- Task objective -
Set down all of the data that follows word for word, without the images.

- Recorded data -

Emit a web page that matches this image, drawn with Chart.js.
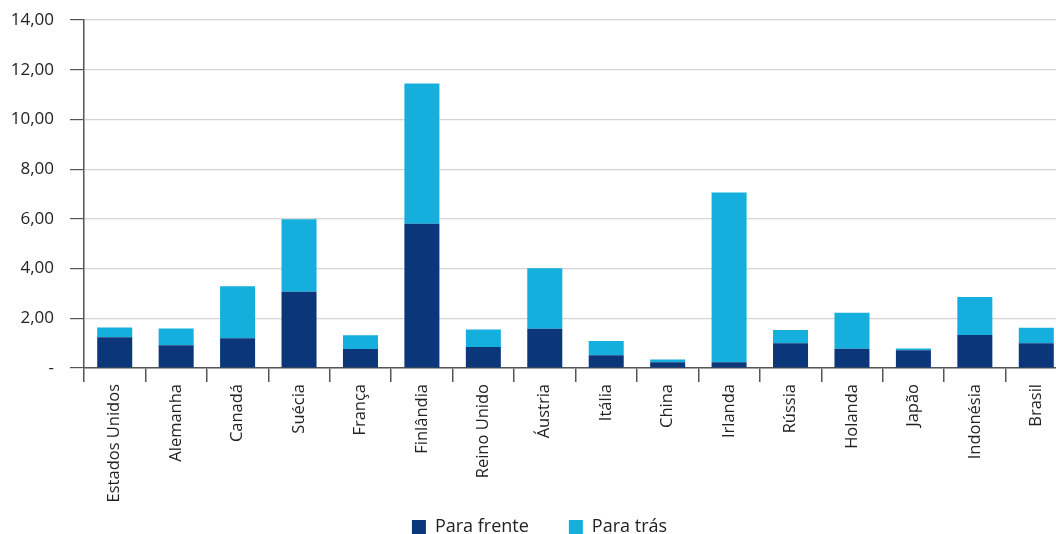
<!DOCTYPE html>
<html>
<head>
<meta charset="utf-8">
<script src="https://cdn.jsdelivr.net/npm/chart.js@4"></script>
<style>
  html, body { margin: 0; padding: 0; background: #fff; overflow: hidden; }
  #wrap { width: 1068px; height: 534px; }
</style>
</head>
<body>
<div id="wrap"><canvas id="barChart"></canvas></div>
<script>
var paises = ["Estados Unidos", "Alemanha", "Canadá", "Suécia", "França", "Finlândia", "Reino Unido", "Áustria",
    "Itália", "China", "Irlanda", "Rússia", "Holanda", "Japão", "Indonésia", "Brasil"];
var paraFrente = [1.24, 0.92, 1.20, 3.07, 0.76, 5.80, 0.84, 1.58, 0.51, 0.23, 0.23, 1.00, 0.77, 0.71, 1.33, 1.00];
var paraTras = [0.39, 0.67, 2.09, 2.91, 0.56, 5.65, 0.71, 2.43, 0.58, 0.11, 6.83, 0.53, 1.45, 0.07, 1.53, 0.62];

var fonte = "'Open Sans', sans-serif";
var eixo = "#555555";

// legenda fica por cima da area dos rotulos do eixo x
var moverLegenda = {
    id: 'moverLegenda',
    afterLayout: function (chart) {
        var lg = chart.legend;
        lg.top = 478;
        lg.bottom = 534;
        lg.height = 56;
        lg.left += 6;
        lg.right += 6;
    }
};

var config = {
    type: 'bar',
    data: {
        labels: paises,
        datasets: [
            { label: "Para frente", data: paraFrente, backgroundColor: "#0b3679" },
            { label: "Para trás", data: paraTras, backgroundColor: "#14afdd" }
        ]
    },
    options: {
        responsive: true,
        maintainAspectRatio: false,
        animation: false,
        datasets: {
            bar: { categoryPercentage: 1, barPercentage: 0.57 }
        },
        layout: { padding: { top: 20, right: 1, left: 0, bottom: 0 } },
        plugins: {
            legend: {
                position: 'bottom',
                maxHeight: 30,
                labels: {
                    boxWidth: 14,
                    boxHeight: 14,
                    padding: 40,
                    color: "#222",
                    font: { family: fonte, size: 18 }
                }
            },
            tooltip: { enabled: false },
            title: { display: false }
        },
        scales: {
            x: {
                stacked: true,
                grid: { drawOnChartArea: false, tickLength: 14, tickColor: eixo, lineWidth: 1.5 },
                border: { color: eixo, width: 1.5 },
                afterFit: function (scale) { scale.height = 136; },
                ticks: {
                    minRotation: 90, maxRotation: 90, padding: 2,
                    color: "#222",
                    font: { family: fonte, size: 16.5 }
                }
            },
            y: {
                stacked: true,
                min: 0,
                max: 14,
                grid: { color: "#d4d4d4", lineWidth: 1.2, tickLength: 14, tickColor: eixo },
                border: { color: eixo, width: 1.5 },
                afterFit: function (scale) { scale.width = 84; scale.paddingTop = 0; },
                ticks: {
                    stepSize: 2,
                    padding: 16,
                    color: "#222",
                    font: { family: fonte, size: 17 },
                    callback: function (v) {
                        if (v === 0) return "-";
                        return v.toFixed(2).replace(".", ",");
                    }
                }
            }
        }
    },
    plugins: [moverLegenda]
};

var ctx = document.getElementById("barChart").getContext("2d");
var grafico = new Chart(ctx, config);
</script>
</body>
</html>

- Full solution -
Emit a web page that matches this image, drawn with Chart.js.
<!DOCTYPE html>
<html>
<head>
<meta charset="utf-8">
<script src="https://cdn.jsdelivr.net/npm/chart.js@4"></script>
<style>
  html, body { margin: 0; padding: 0; background: #fff; overflow: hidden; }
  #wrap { width: 1068px; height: 534px; }
</style>
</head>
<body>
<div id="wrap"><canvas id="barChart"></canvas></div>
<script>
var paises = ["Estados Unidos", "Alemanha", "Canadá", "Suécia", "França", "Finlândia", "Reino Unido", "Áustria",
    "Itália", "China", "Irlanda", "Rússia", "Holanda", "Japão", "Indonésia", "Brasil"];
var paraFrente = [1.24, 0.92, 1.20, 3.07, 0.76, 5.80, 0.84, 1.58, 0.51, 0.23, 0.23, 1.00, 0.77, 0.71, 1.33, 1.00];
var paraTras = [0.39, 0.67, 2.09, 2.91, 0.56, 5.65, 0.71, 2.43, 0.58, 0.11, 6.83, 0.53, 1.45, 0.07, 1.53, 0.62];

var fonte = "'Open Sans', sans-serif";
var eixo = "#555555";

// legenda fica por cima da area dos rotulos do eixo x
var moverLegenda = {
    id: 'moverLegenda',
    afterLayout: function (chart) {
        var lg = chart.legend;
        lg.top = 478;
        lg.bottom = 534;
        lg.height = 56;
        lg.left += 6;
        lg.right += 6;
    }
};

var config = {
    type: 'bar',
    data: {
        labels: paises,
        datasets: [
            { label: "Para frente", data: paraFrente, backgroundColor: "#0b3679" },
            { label: "Para trás", data: paraTras, backgroundColor: "#14afdd" }
        ]
    },
    options: {
        responsive: true,
        maintainAspectRatio: false,
        animation: false,
        datasets: {
            bar: { categoryPercentage: 1, barPercentage: 0.57 }
        },
        layout: { padding: { top: 20, right: 1, left: 0, bottom: 0 } },
        plugins: {
            legend: {
                position: 'bottom',
                maxHeight: 30,
                labels: {
                    boxWidth: 14,
                    boxHeight: 14,
                    padding: 40,
                    color: "#222",
                    font: { family: fonte, size: 18 }
                }
            },
            tooltip: { enabled: false },
            title: { display: false }
        },
        scales: {
            x: {
                stacked: true,
                grid: { drawOnChartArea: false, tickLength: 14, tickColor: eixo, lineWidth: 1.5 },
                border: { color: eixo, width: 1.5 },
                afterFit: function (scale) { scale.height = 136; },
                ticks: {
                    minRotation: 90, maxRotation: 90, padding: 2,
                    color: "#222",
                    font: { family: fonte, size: 16.5 }
                }
            },
            y: {
                stacked: true,
                min: 0,
                max: 14,
                grid: { color: "#d4d4d4", lineWidth: 1.2, tickLength: 14, tickColor: eixo },
                border: { color: eixo, width: 1.5 },
                afterFit: function (scale) { scale.width = 84; scale.paddingTop = 0; },
                ticks: {
                    stepSize: 2,
                    padding: 16,
                    color: "#222",
                    font: { family: fonte, size: 17 },
                    callback: function (v) {
                        if (v === 0) return "-";
                        return v.toFixed(2).replace(".", ",");
                    }
                }
            }
        }
    },
    plugins: [moverLegenda]
};

var ctx = document.getElementById("barChart").getContext("2d");
var grafico = new Chart(ctx, config);
</script>
</body>
</html>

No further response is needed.